Cette instruction a été rendue possible grâce à une plainte déposée auprès du juge Sebastián Casanello, également en charge du dossier, par un député du Front de la Victoire, Darío Martínez. Cette enquête intervient alors que Cristina de Kirchner, la Présidente sortante, est depuis mercredi citée à comparaître devant les tribunaux pour l'implication de son ancien gouvernement dans l'affaire de "la ruta del dinero K", dans laquelle elle est soupçonnée de corruption, d'évasion fiscale et de blanchiment d'argent en bande organisée.
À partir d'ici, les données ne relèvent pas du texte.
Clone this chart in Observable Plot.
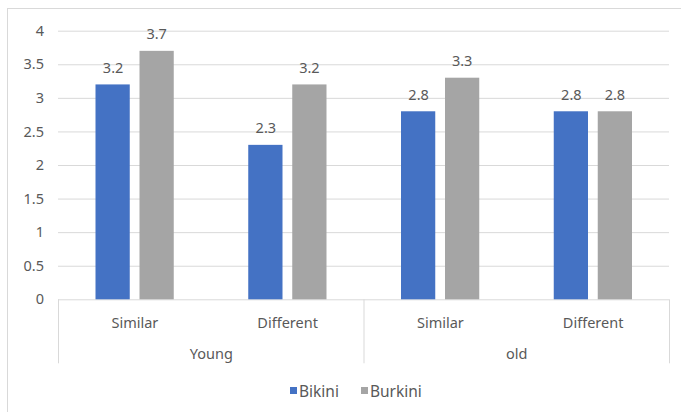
<!DOCTYPE html>
<html>
<head>
<meta charset="utf-8">
<script src="https://cdn.jsdelivr.net/npm/d3@7"></script>
<script src="https://cdn.jsdelivr.net/npm/@observablehq/plot@0.6"></script>
<style>
  html, body { margin: 0; padding: 0; background: #fff; overflow: hidden; width: 681px; height: 412px; }
  #border { position: absolute; left: 7px; top: 8px; width: 700px; height: 420px; border: 1px solid #d9d9d9; box-sizing: border-box; }
  #chart { position: absolute; left: 0; top: 0; }
  #legend { position: absolute; left: 290px; top: 374px; display: flex; justify-content: flex-start; font-family: "Noto Sans", sans-serif; font-size: 15.5px; color: #595959; }
  .lg-swatch { margin-right: 22px !important; }
  .lg-swatch > svg { margin-right: 2px !important; }
</style>
</head>
<body>
<div id="border"></div>
<div id="chart"></div>
<div id="legend"></div>
<script>
const groups = ["Young", "old"];
const subcategories = ["Similar", "Different"];
const series = ["Bikini", "Burkini"];
const bikini = [3.2, 2.3, 2.8, 2.8];
const burkini = [3.7, 3.2, 3.3, 2.8];
const yTicks = [0, 0.5, 1, 1.5, 2, 2.5, 3, 3.5, 4];
const colors = ["#4472C4", "#A5A5A5"];

// build table
const cats = [];
groups.forEach((g, gi) => subcategories.forEach((s, si) => cats.push({group: g, sub: s, i: gi * subcategories.length + si})));
const rows = [];
cats.forEach(c => {
  rows.push({...c, series: "Bikini", value: bikini[c.i]});
  rows.push({...c, series: "Burkini", value: burkini[c.i]});
});
const groupInfo = groups.map((g, gi) => ({group: g, start: gi * subcategories.length, end: (gi + 1) * subcategories.length}));
const boundaries = [0, ...groupInfo.map(d => d.end)];

const font = "Noto Sans, sans-serif";
const textColor = "#595959";
const grid = "#d9d9d9";
const fs = 14.5;

const barOpts = {
  Bikini: {insetLeft: 37.5, insetRight: 81},
  Burkini: {insetLeft: 81.5, insetRight: 37}
};
const labelDx = {Bikini: -21.8, Burkini: 21.8};

const plot = Plot.plot({
  width: 681,
  height: 375,
  marginLeft: 58,
  marginRight: 12,
  marginTop: 30.7,
  marginBottom: 75.7,
  style: {fontFamily: font, fontSize: fs + "px", color: textColor, background: "transparent", overflow: "visible"},
  x: {domain: [0, cats.length], axis: null},
  y: {domain: [0, 4], axis: null},
  color: {domain: series, range: colors},
  marks: [
    Plot.ruleY(yTicks, {stroke: grid, strokeWidth: 1}),
    Plot.axisY(yTicks, {tickSize: 0, tickPadding: 14.5, tickFormat: d => String(d), fill: textColor, fontSize: fs, label: null}),
    ...series.map(s => Plot.rectY(rows.filter(d => d.series === s), {
      x1: d => d.i, x2: d => d.i + 1, y: "value", fill: "series",
      insetLeft: barOpts[s].insetLeft, insetRight: barOpts[s].insetRight
    })),
    ...series.map(s => Plot.text(rows.filter(d => d.series === s), {
      x: d => d.i + 0.5, y: "value", text: d => String(d.value),
      dx: labelDx[s], dy: -12, lineAnchor: "bottom", fill: textColor, fontSize: fs
    })),
    Plot.ruleX(boundaries, {x: d => d, y1: 0, y2: 0, insetBottom: -64, stroke: grid, strokeWidth: 1}),
    Plot.text(cats, {x: d => d.i + 0.5, y: 0, text: "sub", dy: 24, lineAnchor: "middle", fill: textColor, fontSize: fs}),
    Plot.text(groupInfo, {x: d => (d.start + d.end) / 2, y: 0, text: "group", dy: 55, lineAnchor: "middle", fill: textColor, fontSize: fs})
  ]
});
document.getElementById("chart").appendChild(plot);

const legend = Plot.legend({
  color: {domain: series, range: colors},
  legend: "swatches",
  swatchSize: 7,
  className: "lg",
  style: {fontFamily: font, fontSize: "15.5px", color: textColor}
});
document.getElementById("legend").appendChild(legend);
</script>
</body>
</html>
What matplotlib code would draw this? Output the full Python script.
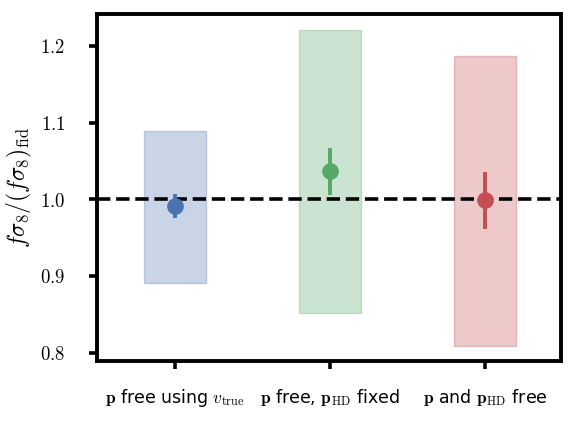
import numpy as np
import matplotlib
matplotlib.use("Agg")
import matplotlib.pyplot as plt

plt.rcParams['mathtext.fontset'] = 'cm'
plt.rcParams['font.family'] = ['DejaVu Sans']

# Données
labels = [r"$\mathbf{p}$ free using $v_{\rm true}$",
          r"$\mathbf{p}$ free, $\mathbf{p}_{\rm HD}$ fixed",
          r"$\mathbf{p}$ and $\mathbf{p}_{\rm HD}$ free"]
box_low = [0.8913, 0.8513, 0.8087]
box_high = [1.0896, 1.2204, 1.1865]
best = [0.9909, 1.0369, 0.9987]
err_low = [0.9752, 1.0056, 0.9609]
err_high = [1.0065, 1.0665, 1.0356]
colors = ["#4C72B0", "#55A868", "#C44E52"]
fid_value = 1.0
yticks = [0.8, 0.9, 1.0, 1.1, 1.2]

x = np.arange(len(labels))
best = np.array(best)
yerr = [best - np.array(err_low), np.array(err_high) - best]

fig = plt.figure(figsize=(5.78, 4.22), dpi=100)
ax = fig.add_axes([0.1678, 0.1445, 0.8028, 0.8223])

for i in range(len(x)):
    ax.bar(x[i], box_high[i] - box_low[i], bottom=box_low[i], width=0.4,
           facecolor=colors[i], alpha=0.3, edgecolor=colors[i], linewidth=1, zorder=1)
    ax.errorbar(x[i], best[i], yerr=[[yerr[0][i]], [yerr[1][i]]], fmt='o', color=colors[i],
                markersize=11, elinewidth=2.8, capsize=0, zorder=3)

ax.axhline(fid_value, color='k', linestyle='--', linewidth=2.6, zorder=2)

ax.set_xlim(-0.503, 2.49)
ax.set_ylim(0.789, 1.2417)
ax.set_xticks(x)
ax.set_xticklabels(labels, fontsize=12.5)
ax.set_yticks(yticks)
ax.set_yticklabels([r"$%.1f$" % v for v in yticks], fontsize=13.5)
ax.tick_params(axis='x', direction='out', length=6, width=2.6, pad=13)
ax.tick_params(axis='y', direction='out', length=6, width=2.6, pad=17)
for s in ax.spines.values():
    s.set_linewidth(2.8)

ax.set_ylabel(r"$f\sigma_8/(f\sigma_8)_{\rm fid}$", fontsize=17, labelpad=4)

fig.savefig("out.png", dpi=100)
Par ailleurs, Mauricio Macri, Président du club Boca Juniors entre 1995 et 2007, a déjà été cité à comparaître dans quatre affaires importantes, entre 1989, lorsqu'il empochait des contrats de l'État sans appel d'offre pour le compte de la SIDECO au début de l'ère de privatisation sans précédent que rencontrait le pays, et 2001, quand le Groupe Macri était invité à comparaître devant les tribunaux pour répondre du non-remboursement de dettes contractées auprès de l'État et du licenciement de 10 900 employés en quatre ans au sein du service postal national, récupéré pour une concession privée de 30 ans par le Groupe Macri à travers la Socma, à partir du 1er septembre 1997, suite à une décision de celui qui était alors Président du pays, Carlos Menem.